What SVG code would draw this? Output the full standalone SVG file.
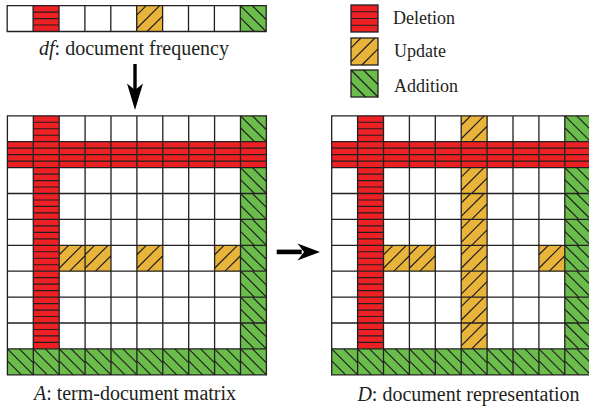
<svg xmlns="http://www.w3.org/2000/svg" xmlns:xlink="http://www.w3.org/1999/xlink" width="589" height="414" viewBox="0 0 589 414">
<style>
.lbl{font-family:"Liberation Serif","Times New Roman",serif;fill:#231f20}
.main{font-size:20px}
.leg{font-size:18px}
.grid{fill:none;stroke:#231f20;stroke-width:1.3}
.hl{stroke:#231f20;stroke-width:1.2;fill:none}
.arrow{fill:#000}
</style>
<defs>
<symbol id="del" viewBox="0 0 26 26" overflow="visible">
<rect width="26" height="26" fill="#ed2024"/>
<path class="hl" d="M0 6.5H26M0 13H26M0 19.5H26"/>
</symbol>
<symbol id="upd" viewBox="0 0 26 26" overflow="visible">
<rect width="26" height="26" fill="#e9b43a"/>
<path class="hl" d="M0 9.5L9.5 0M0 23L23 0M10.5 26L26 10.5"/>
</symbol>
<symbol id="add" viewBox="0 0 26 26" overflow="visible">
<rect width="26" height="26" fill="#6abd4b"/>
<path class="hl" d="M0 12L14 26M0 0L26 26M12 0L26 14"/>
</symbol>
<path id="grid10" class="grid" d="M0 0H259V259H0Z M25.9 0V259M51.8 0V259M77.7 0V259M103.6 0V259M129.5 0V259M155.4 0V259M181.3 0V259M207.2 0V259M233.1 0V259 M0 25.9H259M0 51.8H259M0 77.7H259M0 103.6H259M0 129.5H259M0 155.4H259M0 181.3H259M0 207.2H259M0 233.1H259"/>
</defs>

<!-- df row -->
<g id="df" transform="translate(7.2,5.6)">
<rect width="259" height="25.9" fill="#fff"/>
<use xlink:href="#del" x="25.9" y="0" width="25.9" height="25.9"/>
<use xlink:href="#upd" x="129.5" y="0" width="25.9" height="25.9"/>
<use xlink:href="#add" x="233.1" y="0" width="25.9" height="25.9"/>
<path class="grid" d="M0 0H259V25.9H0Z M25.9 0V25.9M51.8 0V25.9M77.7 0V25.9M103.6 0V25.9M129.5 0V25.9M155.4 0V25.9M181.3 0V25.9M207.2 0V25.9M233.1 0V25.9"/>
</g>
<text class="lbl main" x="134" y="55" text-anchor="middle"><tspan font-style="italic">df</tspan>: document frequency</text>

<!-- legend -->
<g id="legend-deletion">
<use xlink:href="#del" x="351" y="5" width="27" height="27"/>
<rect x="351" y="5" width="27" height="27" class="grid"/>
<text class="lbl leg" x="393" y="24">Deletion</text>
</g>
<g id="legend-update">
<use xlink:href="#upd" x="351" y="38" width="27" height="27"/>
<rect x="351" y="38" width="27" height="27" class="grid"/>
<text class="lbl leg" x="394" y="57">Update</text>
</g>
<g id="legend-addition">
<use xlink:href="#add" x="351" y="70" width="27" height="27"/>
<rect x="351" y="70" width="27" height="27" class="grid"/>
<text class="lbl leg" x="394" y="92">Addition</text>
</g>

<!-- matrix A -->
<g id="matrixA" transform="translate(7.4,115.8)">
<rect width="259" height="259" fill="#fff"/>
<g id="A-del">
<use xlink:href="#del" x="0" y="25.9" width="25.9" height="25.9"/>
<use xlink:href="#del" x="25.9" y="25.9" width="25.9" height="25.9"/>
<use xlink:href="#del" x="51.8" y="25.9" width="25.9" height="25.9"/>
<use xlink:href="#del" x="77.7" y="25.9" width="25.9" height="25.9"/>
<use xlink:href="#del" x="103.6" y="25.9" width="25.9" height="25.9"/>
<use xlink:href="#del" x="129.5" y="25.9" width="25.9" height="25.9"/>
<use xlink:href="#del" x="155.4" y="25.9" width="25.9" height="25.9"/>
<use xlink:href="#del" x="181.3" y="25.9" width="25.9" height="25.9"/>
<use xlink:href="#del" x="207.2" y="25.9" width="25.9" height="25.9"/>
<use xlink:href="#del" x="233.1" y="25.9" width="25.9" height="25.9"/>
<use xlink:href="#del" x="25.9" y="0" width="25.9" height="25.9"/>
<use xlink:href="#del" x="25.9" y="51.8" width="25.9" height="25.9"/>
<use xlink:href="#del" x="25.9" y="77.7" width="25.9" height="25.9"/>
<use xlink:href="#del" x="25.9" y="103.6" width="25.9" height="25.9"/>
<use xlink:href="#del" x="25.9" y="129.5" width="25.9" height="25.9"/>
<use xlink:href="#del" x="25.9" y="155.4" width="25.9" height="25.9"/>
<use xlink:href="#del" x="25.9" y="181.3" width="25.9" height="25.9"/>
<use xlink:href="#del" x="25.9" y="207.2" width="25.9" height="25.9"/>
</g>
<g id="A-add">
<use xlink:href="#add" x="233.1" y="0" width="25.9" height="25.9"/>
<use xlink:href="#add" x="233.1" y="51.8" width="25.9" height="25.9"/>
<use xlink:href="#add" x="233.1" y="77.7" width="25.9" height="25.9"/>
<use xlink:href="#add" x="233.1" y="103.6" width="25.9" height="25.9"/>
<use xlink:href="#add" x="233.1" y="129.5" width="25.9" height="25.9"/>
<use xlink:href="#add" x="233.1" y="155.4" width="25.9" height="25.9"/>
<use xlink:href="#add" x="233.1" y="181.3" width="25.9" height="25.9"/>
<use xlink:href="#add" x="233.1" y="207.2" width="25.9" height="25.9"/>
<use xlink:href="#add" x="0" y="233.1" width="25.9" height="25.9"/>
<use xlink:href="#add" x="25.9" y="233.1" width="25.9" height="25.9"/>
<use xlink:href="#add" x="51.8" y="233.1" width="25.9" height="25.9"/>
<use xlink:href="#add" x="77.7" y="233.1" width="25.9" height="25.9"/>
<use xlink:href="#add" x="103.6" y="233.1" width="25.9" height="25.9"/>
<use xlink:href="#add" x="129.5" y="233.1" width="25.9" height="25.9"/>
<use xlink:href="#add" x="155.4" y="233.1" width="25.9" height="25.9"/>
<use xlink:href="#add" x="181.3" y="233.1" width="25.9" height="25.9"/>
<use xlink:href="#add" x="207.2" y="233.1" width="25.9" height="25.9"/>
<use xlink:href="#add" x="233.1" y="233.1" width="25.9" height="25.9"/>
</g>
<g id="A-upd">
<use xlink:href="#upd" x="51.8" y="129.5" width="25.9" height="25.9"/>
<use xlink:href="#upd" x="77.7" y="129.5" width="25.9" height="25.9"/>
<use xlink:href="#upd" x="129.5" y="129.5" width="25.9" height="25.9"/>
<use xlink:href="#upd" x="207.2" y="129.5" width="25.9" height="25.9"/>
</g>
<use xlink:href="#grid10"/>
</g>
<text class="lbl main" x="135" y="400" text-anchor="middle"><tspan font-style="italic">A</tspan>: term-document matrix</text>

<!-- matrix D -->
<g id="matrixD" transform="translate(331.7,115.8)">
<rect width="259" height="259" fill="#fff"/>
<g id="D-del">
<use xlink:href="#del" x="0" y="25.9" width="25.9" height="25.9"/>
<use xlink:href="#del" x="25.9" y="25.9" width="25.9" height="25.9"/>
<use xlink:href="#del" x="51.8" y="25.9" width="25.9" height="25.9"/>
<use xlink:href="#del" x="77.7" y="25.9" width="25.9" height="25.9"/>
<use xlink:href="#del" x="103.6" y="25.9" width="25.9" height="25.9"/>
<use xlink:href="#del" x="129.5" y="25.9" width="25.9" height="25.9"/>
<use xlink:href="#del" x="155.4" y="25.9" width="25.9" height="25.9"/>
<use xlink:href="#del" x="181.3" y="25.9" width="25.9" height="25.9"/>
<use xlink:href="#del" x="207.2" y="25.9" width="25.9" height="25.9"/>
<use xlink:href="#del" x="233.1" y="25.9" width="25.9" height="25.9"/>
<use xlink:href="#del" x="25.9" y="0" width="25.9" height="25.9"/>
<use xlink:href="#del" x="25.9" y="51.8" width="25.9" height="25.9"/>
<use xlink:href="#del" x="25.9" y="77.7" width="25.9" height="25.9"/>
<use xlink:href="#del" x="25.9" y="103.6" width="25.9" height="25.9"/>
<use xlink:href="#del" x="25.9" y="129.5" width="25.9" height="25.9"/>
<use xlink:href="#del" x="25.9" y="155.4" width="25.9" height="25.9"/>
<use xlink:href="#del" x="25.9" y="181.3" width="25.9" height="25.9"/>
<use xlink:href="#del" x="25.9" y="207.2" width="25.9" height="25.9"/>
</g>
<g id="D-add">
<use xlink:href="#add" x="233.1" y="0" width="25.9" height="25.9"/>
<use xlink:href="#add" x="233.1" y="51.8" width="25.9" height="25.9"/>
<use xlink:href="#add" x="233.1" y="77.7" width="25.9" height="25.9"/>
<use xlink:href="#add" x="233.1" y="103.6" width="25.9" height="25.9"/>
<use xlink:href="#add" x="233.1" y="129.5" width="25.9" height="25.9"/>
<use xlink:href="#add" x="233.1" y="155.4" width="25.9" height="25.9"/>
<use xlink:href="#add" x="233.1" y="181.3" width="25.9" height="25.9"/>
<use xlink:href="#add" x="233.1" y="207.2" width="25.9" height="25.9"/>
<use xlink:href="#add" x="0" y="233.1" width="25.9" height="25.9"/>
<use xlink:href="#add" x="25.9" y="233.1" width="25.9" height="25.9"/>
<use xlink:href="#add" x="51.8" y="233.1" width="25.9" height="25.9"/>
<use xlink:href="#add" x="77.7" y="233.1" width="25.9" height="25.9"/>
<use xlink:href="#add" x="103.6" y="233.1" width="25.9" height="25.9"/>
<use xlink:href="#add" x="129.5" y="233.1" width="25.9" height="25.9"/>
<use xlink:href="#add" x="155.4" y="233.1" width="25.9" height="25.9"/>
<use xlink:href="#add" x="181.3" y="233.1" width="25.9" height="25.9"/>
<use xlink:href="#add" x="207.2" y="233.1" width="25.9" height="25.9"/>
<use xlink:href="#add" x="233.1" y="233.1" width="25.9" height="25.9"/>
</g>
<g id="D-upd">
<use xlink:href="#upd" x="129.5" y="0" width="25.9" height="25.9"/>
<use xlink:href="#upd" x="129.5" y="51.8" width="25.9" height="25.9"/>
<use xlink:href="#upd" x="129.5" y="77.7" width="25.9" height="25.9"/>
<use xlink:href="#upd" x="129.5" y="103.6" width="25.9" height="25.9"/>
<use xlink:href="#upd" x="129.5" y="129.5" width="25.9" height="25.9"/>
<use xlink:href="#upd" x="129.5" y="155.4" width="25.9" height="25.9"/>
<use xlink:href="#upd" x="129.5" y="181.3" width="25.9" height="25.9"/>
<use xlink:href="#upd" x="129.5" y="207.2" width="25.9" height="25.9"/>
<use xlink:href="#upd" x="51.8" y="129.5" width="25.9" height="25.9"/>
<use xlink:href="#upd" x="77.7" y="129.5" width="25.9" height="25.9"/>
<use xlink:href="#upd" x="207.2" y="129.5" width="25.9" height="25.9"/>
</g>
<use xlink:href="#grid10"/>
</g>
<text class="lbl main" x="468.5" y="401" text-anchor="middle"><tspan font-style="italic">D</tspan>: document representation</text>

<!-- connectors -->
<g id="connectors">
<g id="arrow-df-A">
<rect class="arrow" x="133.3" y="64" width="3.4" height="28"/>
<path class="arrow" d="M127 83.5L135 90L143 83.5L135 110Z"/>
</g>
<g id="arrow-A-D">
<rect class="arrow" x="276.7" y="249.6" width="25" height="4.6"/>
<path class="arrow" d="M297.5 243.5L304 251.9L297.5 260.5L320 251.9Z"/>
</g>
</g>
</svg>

..............................

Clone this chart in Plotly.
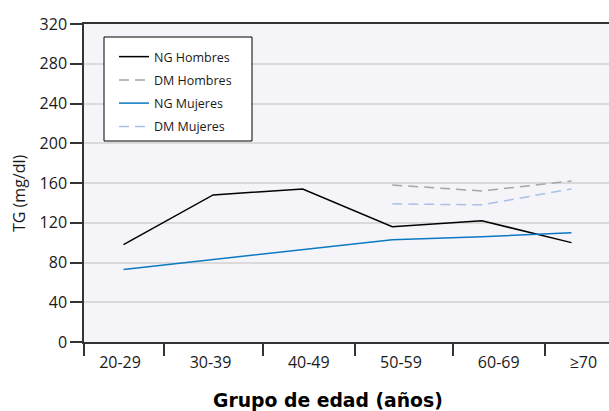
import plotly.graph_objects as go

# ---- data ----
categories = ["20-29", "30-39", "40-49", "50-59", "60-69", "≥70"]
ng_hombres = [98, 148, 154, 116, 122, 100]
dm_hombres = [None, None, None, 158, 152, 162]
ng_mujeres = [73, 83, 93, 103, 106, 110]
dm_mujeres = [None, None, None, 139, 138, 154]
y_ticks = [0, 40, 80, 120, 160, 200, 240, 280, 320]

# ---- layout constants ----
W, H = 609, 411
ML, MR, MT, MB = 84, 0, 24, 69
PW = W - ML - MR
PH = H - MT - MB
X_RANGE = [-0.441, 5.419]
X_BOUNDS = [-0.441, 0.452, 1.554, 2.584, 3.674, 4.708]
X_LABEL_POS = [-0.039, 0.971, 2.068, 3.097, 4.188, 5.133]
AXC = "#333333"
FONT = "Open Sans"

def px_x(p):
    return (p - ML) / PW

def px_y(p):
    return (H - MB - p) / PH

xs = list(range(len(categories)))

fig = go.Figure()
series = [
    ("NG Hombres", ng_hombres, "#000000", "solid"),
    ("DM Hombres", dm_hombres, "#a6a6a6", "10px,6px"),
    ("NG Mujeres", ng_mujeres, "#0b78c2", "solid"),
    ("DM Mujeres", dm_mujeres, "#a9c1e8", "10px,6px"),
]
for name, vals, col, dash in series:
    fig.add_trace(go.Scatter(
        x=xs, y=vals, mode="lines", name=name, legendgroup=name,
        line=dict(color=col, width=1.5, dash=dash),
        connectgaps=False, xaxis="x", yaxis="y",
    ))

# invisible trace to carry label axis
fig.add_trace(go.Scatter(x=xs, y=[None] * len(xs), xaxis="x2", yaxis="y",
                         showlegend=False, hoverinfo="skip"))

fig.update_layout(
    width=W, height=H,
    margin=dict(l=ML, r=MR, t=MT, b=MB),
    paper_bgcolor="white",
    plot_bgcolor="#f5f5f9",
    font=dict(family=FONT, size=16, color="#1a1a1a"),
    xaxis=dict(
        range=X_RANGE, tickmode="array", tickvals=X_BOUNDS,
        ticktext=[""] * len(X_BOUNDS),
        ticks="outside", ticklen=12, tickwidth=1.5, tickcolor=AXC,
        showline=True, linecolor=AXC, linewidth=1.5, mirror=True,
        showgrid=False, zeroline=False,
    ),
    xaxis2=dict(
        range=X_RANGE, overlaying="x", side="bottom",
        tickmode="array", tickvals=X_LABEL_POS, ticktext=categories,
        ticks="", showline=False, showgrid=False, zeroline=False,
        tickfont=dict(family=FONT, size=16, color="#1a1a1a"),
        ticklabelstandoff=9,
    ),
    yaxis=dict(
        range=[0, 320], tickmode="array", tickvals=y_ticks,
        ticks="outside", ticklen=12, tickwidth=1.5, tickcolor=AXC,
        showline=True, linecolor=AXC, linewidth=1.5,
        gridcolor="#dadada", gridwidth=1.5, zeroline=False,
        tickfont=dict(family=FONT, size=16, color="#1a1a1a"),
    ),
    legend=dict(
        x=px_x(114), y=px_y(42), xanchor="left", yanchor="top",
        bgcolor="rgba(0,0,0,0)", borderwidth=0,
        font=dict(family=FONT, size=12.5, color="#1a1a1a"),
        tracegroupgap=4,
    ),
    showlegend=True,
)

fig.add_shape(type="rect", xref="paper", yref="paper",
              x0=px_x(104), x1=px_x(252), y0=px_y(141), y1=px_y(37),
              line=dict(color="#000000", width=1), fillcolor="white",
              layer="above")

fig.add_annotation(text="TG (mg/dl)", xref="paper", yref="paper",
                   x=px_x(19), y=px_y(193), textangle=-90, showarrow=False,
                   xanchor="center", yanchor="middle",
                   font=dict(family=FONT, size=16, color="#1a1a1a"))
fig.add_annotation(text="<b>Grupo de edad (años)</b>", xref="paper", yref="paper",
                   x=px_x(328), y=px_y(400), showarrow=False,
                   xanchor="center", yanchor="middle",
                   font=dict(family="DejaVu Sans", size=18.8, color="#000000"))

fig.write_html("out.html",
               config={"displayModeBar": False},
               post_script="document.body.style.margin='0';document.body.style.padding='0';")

..............................

Keep the pictures out, and extract only the lines that begin at the one containing "Clone this chart in Plotly." and end at the one containing "xs = list(range(len(categories)))", inclusive.

Clone this chart in Plotly.
import plotly.graph_objects as go

# ---- data ----
categories = ["20-29", "30-39", "40-49", "50-59", "60-69", "≥70"]
ng_hombres = [98, 148, 154, 116, 122, 100]
dm_hombres = [None, None, None, 158, 152, 162]
ng_mujeres = [73, 83, 93, 103, 106, 110]
dm_mujeres = [None, None, None, 139, 138, 154]
y_ticks = [0, 40, 80, 120, 160, 200, 240, 280, 320]

# ---- layout constants ----
W, H = 609, 411
ML, MR, MT, MB = 84, 0, 24, 69
PW = W - ML - MR
PH = H - MT - MB
X_RANGE = [-0.441, 5.419]
X_BOUNDS = [-0.441, 0.452, 1.554, 2.584, 3.674, 4.708]
X_LABEL_POS = [-0.039, 0.971, 2.068, 3.097, 4.188, 5.133]
AXC = "#333333"
FONT = "Open Sans"

def px_x(p):
    return (p - ML) / PW

def px_y(p):
    return (H - MB - p) / PH

xs = list(range(len(categories)))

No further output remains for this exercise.